This is a review of the book – Reveal: Where Are You? You can find also find more information about this book at the website. This book is a summary of the findings of a research conducted at Willow Creek and at other congregations about the spiritual growth of the individuals in the congregation. The book seeks to answer questions about effectiveness in ministry in the local church, the results of the research in this area, and suggested next steps for any local congregation. Two of the key themes that I found in this book are that activities or programs at church do not correlate with spiritual growth. Also, as one moves toward becoming a deeply committed Christian the importance of the local church in one’s continuing spiritual growth decreases.
I found this to be a fascinating and quick read. I finished it on the bus as we were traveling to Willow and Granger last month. I found it addressed one of the questions that I did not know that I had about ministry – how do you measure effectiveness? There is more to measuring spiritual growth than counting attendance at various activities.
Relevance and application for The United Methodist Church
I think that this book and results of the Reveal study have both relevance and application for The United Methodist Church. As a denomination, I have found that we are focused on creating programs to fulfill our mission of making disciples of Jesus Christ. This book suggests that this is the wrong approach to our mission. I think that one possible application would be less of a focus on creating programs for local congregations and increase focus on recruiting and training leaders – ordained and non-ordained – for the local church. I believe that leadership and relationships will continue to become more important in making disciples of Jesus Christ than building and implementing programs.

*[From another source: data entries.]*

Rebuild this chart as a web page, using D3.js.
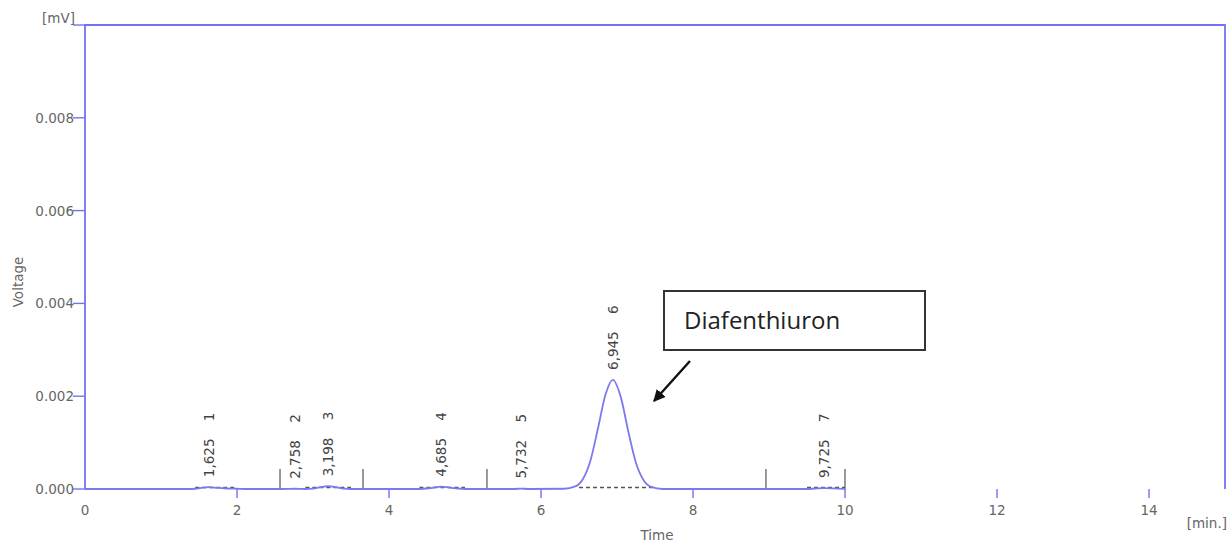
<!DOCTYPE html>
<html>
<head>
<meta charset="utf-8">
<script src="https://cdn.jsdelivr.net/npm/d3@7"></script>
<style>
  body { margin: 0; background: #fff; }
  svg { display: block; }
  .tick-label { font-family: "DejaVu Sans", sans-serif; font-size: 13.5px; fill: #666; }
  .peak-label { font-family: "DejaVu Sans", sans-serif; font-size: 13.5px; fill: #444; }
</style>
</head>
<body>
<div id="chart"></div>
<script>
// chromatogram trace, time [min] and signal [mV]
const traceTime = [0, 1.35, 1.45, 1.55, 1.625, 1.7, 1.8, 1.9, 2.0, 2.1, 2.6, 2.758, 2.9, 3.0, 3.1, 3.198, 3.3, 3.4, 3.5,
  4.4, 4.55, 4.685, 4.8, 4.95, 5.1, 5.65, 5.732, 5.85, 6.3, 6.45, 6.55, 6.65, 6.75, 6.85, 6.945, 7.05, 7.15, 7.25, 7.35,
  7.45, 7.6, 9.5, 9.6, 9.725, 9.9, 10.0];
const traceValue = [0, 0, 0.000005, 0.00003, 0.00004, 0.00003, 0.00002, 0.00001, 0.000005, 0, 0, 0.000005, 0, 0.00001,
  0.00004, 0.00006, 0.00004, 0.00001, 0, 0, 0.00002, 0.00005, 0.00003, 0.000005, 0, 0, 0.00001, 0, 0.000005, 0.000055,
  0.00021, 0.00061, 0.00131, 0.00204, 0.00235, 0.00198, 0.00123, 0.00056, 0.00019, 0.000045, 0, 0, 0.00001, 0.00002,
  0.00001, 0];

// integrated peaks
const peakTimes = [1.625, 2.758, 3.198, 4.685, 5.732, 6.945, 9.725];
const peakIds = [1, 2, 3, 4, 5, 6, 7];
const peakTexts = ['1,625', '2,758', '3,198', '4,685', '5,732', '6,945', '9,725'];

// peak baselines (dashed) [start, end]
const baseStart = [1.45, 2.9, 4.4, 6.5, 9.5];
const baseEnd = [2.0, 3.5, 5.0, 7.5, 10.0];

// integration separators
const separators = [2.566, 3.658, 5.289, 8.96, 10.0];

const xTicks = [2, 4, 6, 8, 10, 12, 14];
const xTickLabels = ['0', '2', '4', '6', '8', '10', '12', '14'];
const yTicks = [0, 0.002, 0.004, 0.006, 0.008];

const W = 1227, H = 543;
const axisColor = '#7272f6';
const traceColor = '#7a7aee';

const svg = d3.select('#chart').append('svg')
  .attr('width', W)
  .attr('height', H);

const x = d3.scaleLinear().domain([0, 15]).range([85, 1225]);
const y = d3.scaleLinear().domain([0, 0.010]).range([489, 25]);

// frame
svg.append('path')
  .attr('d', `M${x(0)},${y(0)}V${y(0.010)}H${x(15)}V${y(0)}`)
  .attr('fill', 'none')
  .attr('stroke', axisColor)
  .attr('stroke-width', 1.8);

// y axis ticks
const yAxis = svg.append('g');
yAxis.selectAll('line')
  .data([...yTicks, 0.010])
  .enter().append('line')
  .attr('x1', x(0) - 12).attr('x2', x(0))
  .attr('y1', d => y(d)).attr('y2', d => y(d))
  .attr('stroke', axisColor).attr('stroke-width', 1.4);
yAxis.selectAll('text')
  .data(yTicks)
  .enter().append('text')
  .attr('class', 'tick-label')
  .attr('x', x(0) - 11)
  .attr('y', d => y(d) + 5)
  .attr('text-anchor', 'end')
  .text(d => d3.format('.3f')(d));
svg.append('text')
  .attr('class', 'tick-label')
  .attr('x', x(0) - 10).attr('y', y(0.010) - 2)
  .attr('text-anchor', 'end')
  .text('[mV]');

// x axis ticks
const xAxis = svg.append('g');
xAxis.selectAll('line')
  .data(xTicks)
  .enter().append('line')
  .attr('x1', d => x(d)).attr('x2', d => x(d))
  .attr('y1', y(0)).attr('y2', y(0) + 9)
  .attr('stroke', axisColor).attr('stroke-width', 1.4);
xAxis.selectAll('text')
  .data([0, ...xTicks])
  .enter().append('text')
  .attr('class', 'tick-label')
  .attr('x', d => x(d))
  .attr('y', y(0) + 26)
  .attr('text-anchor', 'middle')
  .text((d, i) => xTickLabels[i]);
svg.append('text')
  .attr('class', 'tick-label')
  .attr('x', W).attr('y', y(0) + 39)
  .attr('text-anchor', 'end')
  .text('[min.]');

// axis titles
svg.append('text')
  .attr('class', 'tick-label')
  .attr('x', (x(0) + x(15)) / 2 + 2).attr('y', H - 3)
  .attr('text-anchor', 'middle')
  .text('Time');
svg.append('text')
  .attr('class', 'tick-label')
  .attr('transform', `translate(23, ${y(0.005) + 25}) rotate(-90)`)
  .attr('text-anchor', 'middle')
  .text('Voltage');

// separators
svg.selectAll('line.sep')
  .data(separators)
  .enter().append('line')
  .attr('class', 'sep')
  .attr('x1', d => x(d)).attr('x2', d => x(d))
  .attr('y1', y(0) - 20).attr('y2', y(0))
  .attr('stroke', '#555').attr('stroke-width', 1.2);

// dashed peak baselines
svg.selectAll('line.base')
  .data(baseStart)
  .enter().append('line')
  .attr('class', 'base')
  .attr('x1', d => x(d)).attr('x2', (d, i) => x(baseEnd[i]))
  .attr('y1', y(0) - 1.5).attr('y2', y(0) - 1.5)
  .attr('stroke', '#555').attr('stroke-width', 1.3)
  .attr('stroke-dasharray', '4,3');

// trace
const trace = traceTime.map((t, i) => [t, traceValue[i]]);
svg.append('path')
  .datum(trace)
  .attr('fill', 'none')
  .attr('stroke', traceColor)
  .attr('stroke-width', 1.8)
  .attr('d', d3.line().x(d => x(d[0])).y(d => y(d[1])).curve(d3.curveMonotoneX));

// peak labels
const valueAt = t => traceValue[traceTime.indexOf(t)] || 0;
const labels = svg.selectAll('g.peak')
  .data(peakTimes)
  .enter().append('g')
  .attr('class', 'peak')
  .attr('transform', d => `translate(${x(d) + 5}, ${y(valueAt(d)) - 10}) rotate(-90)`);
labels.append('text')
  .attr('class', 'peak-label')
  .text((d, i) => peakTexts[i]);
labels.append('text')
  .attr('class', 'peak-label')
  .attr('x', 56)
  .text((d, i) => peakIds[i]);

// annotation
svg.append('rect')
  .attr('x', 664).attr('y', 291)
  .attr('width', 261).attr('height', 59)
  .attr('fill', '#fff')
  .attr('stroke', '#333')
  .attr('stroke-width', 2);
svg.append('text')
  .attr('x', 684).attr('y', 329)
  .attr('font-family', '"Open Sans", sans-serif')
  .attr('font-size', 24)
  .attr('fill', '#222')
  .text('Diafenthiuron');

svg.append('defs').append('marker')
  .attr('id', 'arrow')
  .attr('viewBox', '0 0 10 10')
  .attr('refX', 9).attr('refY', 5)
  .attr('markerWidth', 5).attr('markerHeight', 5)
  .attr('orient', 'auto')
  .append('path')
  .attr('d', 'M0,0L10,5L0,10z')
  .attr('fill', '#111');
svg.append('line')
  .attr('x1', 690).attr('y1', 361)
  .attr('x2', 654).attr('y2', 401)
  .attr('stroke', '#111')
  .attr('stroke-width', 2.4)
  .attr('marker-end', 'url(#arrow)');
</script>
</body>
</html>
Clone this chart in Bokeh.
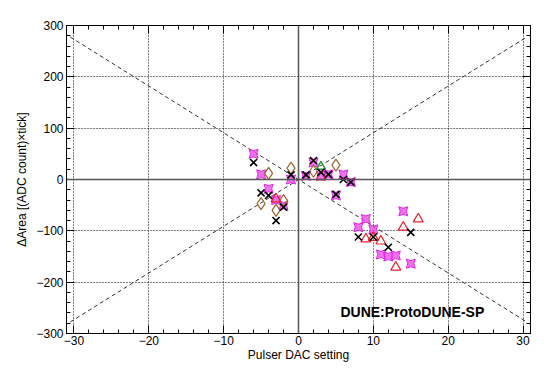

Relevance and application for The United Methodist Church of the Resurrection
I think that this book has relevance and application for Resurrection. As a congregation, we took part in the study and have used some of our specific results to shape our 2008 strategic objectives as a congregation. I found in this book a strong word for us, as we do have a lot of programs that seek to help people in their journey of knowing, loving and serving God. I do not think that these are ineffective for individuals at particular stages of their faith journey. However, I think that we could be more effective in equipping individuals as the move further along the journey of being deeply committed Christians.